Three Gorges Dam alters downstream schistosomiasis rates
The Three Gorges Dam is a massive hydroelectric dam that spans the Yangtze River in central China and became fully operational in 2010. Ecological changes caused by the dam have altered the distribution of snails—including those that carry the Schistosoma parasites—researchers now report in PLOS Neglected Tropical Diseases.
The Three Gorges Dam (TGD) is the world's largest power station and is known to have far-reaching impacts on the environment and ecology in a vast area of China. The Dongting Lake is the first lake on the Yangtze after the dam, and is particularly impacted. The area around the lake is also one of the most severe schistosomiasis endemic areas in China. Schistosomiasis is a parasitic disease that's spread by infected freshwater snails.
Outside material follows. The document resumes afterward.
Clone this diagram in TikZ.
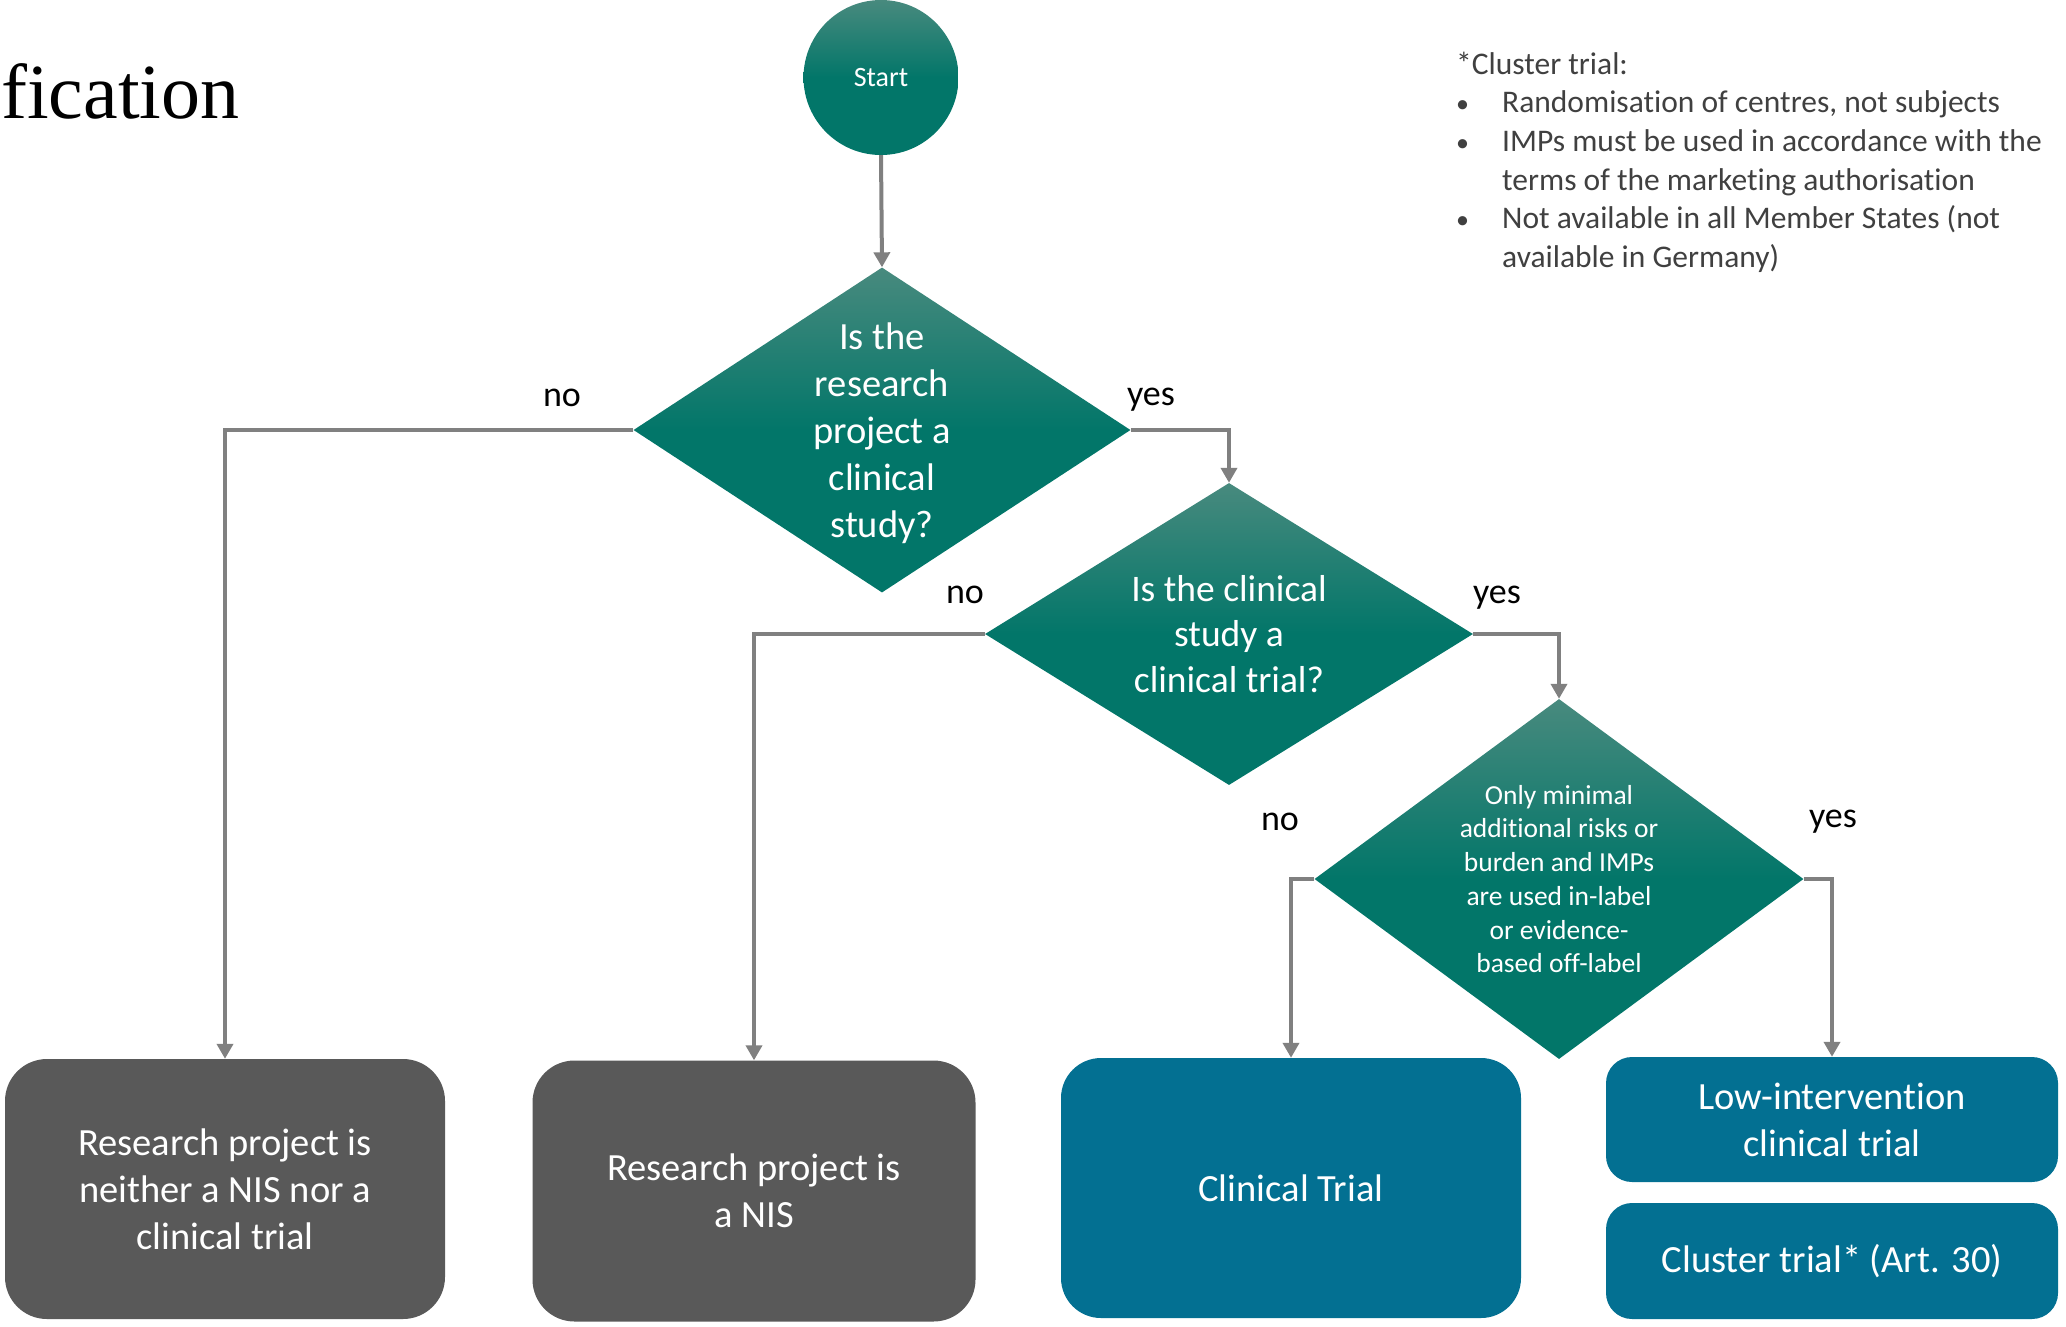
\documentclass[tikz,border=0pt]{standalone}
\usepackage{fontspec}
\setmainfont{Carlito}[Ligatures={NoCommon,NoContextual}]
\newfontfamily\titlefont{Liberation Serif}
\usetikzlibrary{shapes.geometric,arrows.meta}

\definecolor{tealdark}{RGB}{2,118,105}
\definecolor{teallight}{RGB}{72,138,126}
\definecolor{petrol}{RGB}{3,112,146}
\definecolor{slate}{RGB}{89,89,89}
\definecolor{wire}{RGB}{128,128,128}
\definecolor{notegray}{RGB}{64,64,64}

% teal fill that lightens towards the top
\pgfdeclareverticalshading{tealfade}{100bp}{color(0bp)=(tealdark); color(50bp)=(tealdark); color(75bp)=(teallight); color(100bp)=(teallight)}

% bullet for the footnote list
\newcommand\notebullet{{\fontsize{26}{38.6}\selectfont\textbullet}}

\begin{document}
\begin{tikzpicture}[x=1pt,y=-1pt,
  startnode/.style={circle, shading=tealfade, draw=none, minimum size=155, inner sep=0,
    text=white, font=\fontsize{28}{34}\selectfont},
  decision/.style={diamond, shading=tealfade, draw=none, inner sep=0},
  dtext/.style={text=white, align=center, inner sep=0},
  bigtext/.style={font=\fontsize{38.5}{47}\selectfont},
  smalltext/.style={font=\fontsize{27.5}{33.7}\selectfont},
  outcome/.style={rectangle, text=white, align=center, inner sep=0,
    font=\fontsize{38.5}{47}\selectfont},
  greybox/.style={outcome, fill=slate, rounded corners=42},
  bluebox/.style={outcome, fill=petrol},
  conn/.style={draw=wire, line width=4, -{Triangle[width=16,length=15]}},
  answer/.style={anchor=base, inner sep=0, text=black, font=\fontsize{36}{44}\selectfont},
]
\useasboundingbox (0,0) rectangle (2066,1326);

% heading fragment
\node[anchor=base west, inner sep=0, font=\titlefont\fontsize{78}{92}\selectfont] (title) at (1,118) {fication};

% start and decisions
\node[startnode] (start) at (881,77.5) {Start};
\node[decision, minimum width=497, minimum height=325,
  label={[dtext, bigtext, yshift=-3]center:Is the\\research\\project a\\clinical\\study?}] (d1) at (882,430) {};
\node[decision, minimum width=488, minimum height=302,
  label={[dtext, font=\fontsize{37.5}{45.5}\selectfont]center:Is the clinical\\study a\\clinical trial?}] (d2) at (1229,634) {};
\node[decision, minimum width=489, minimum height=360,
  label={[dtext, smalltext]center:Only minimal\\additional risks or\\burden and IMPs\\are used in-label\\or evidence-\\based off-label}] (d3) at (1559,879) {};

% outcomes
\node[greybox, minimum width=440, minimum height=260] (b1) at (225,1189) {Research project is\\neither a NIS nor a\\clinical trial};
\node[greybox, minimum width=443, minimum height=261] (b2) at (754,1191) {Research project is\\a NIS};
\node[bluebox, rounded corners=40, minimum width=460, minimum height=260] (b3) at (1291,1188) {Clinical Trial};
\node[bluebox, rounded corners=26, minimum width=452, minimum height=125] (b4) at (1832,1119.5) {Low-intervention\\clinical trial};
\node[bluebox, rounded corners=26, minimum width=452, minimum height=116] (b5) at (1832,1261) {Cluster trial* (Art. 30)};

% connectors
\draw[conn] (start.south) -- (d1.north);
\draw[conn] (d1.west) -| (b1.north);
\draw[conn] (d1.east) -| (d2.north);
\draw[conn] (d2.west) -| (b2.north);
\draw[conn] (d2.east) -| (d3.north);
\draw[conn] (d3.west) -| (b3.north);
\draw[conn] (d3.east) -| (b4.north);

% branch answers
\node[answer] (no1) at (562,406) {no};
\node[answer] (yes1) at (1151,405) {yes};
\node[answer] (no2) at (965,603) {no};
\node[answer] (yes2) at (1497,603) {yes};
\node[answer] (no3) at (1280,830) {no};
\node[answer] (yes3) at (1833,827) {yes};

% footnote on cluster trials
\node[anchor=north west, inner sep=0, text=notegray, font=\fontsize{31.5}{38.6}\selectfont] (note) at (1456,47)
{\begin{tabular}{@{}p{46pt}@{}l@{}}
\multicolumn{2}{@{}l@{}}{*Cluster trial:}\\
\notebullet & Randomisation of centres, not subjects\\
\notebullet & IMPs must be used in accordance with the\\
 & terms of the marketing authorisation\\
\notebullet & Not available in all Member States (not\\
 & available in Germany)
\end{tabular}};
\end{tikzpicture}
\end{document}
In the new work, Hongzhuan Tan, of the Central South University, China, and colleagues collected data on snail distribution and human schistosomiasis infection in areas around the Dongting Lake and used existing hydrological data from 12 monitoring sites along the Yangtze. They then analyzed the impact of ecological changes from the dam on snail distribution and schistosomiasis rates.
Following the opening of the dam, they found, the volume of annual runoff into Dongting Lake declined by 20.85% and the sediment volume discharged into the lake declined by 73.9%. In turn, the mean density of living snails decreased by 94.35% and human rates of schistosomiasis decreased from 3.38% in 2003 to 0.44% in 2015, a reduction of 86.98%. The researchers hypothesize that low water levels in the summer and high levels in the winter led the lake to become an unsuitable environment for snails.
"Given that the impact of TGD on snail distribution and schistosomiasis prevalence in Dongting Lake area is much more complex, prolonged and in-depth studies are needed to address these issues for the effective control of snails in Dongting Lake area," the researchers say.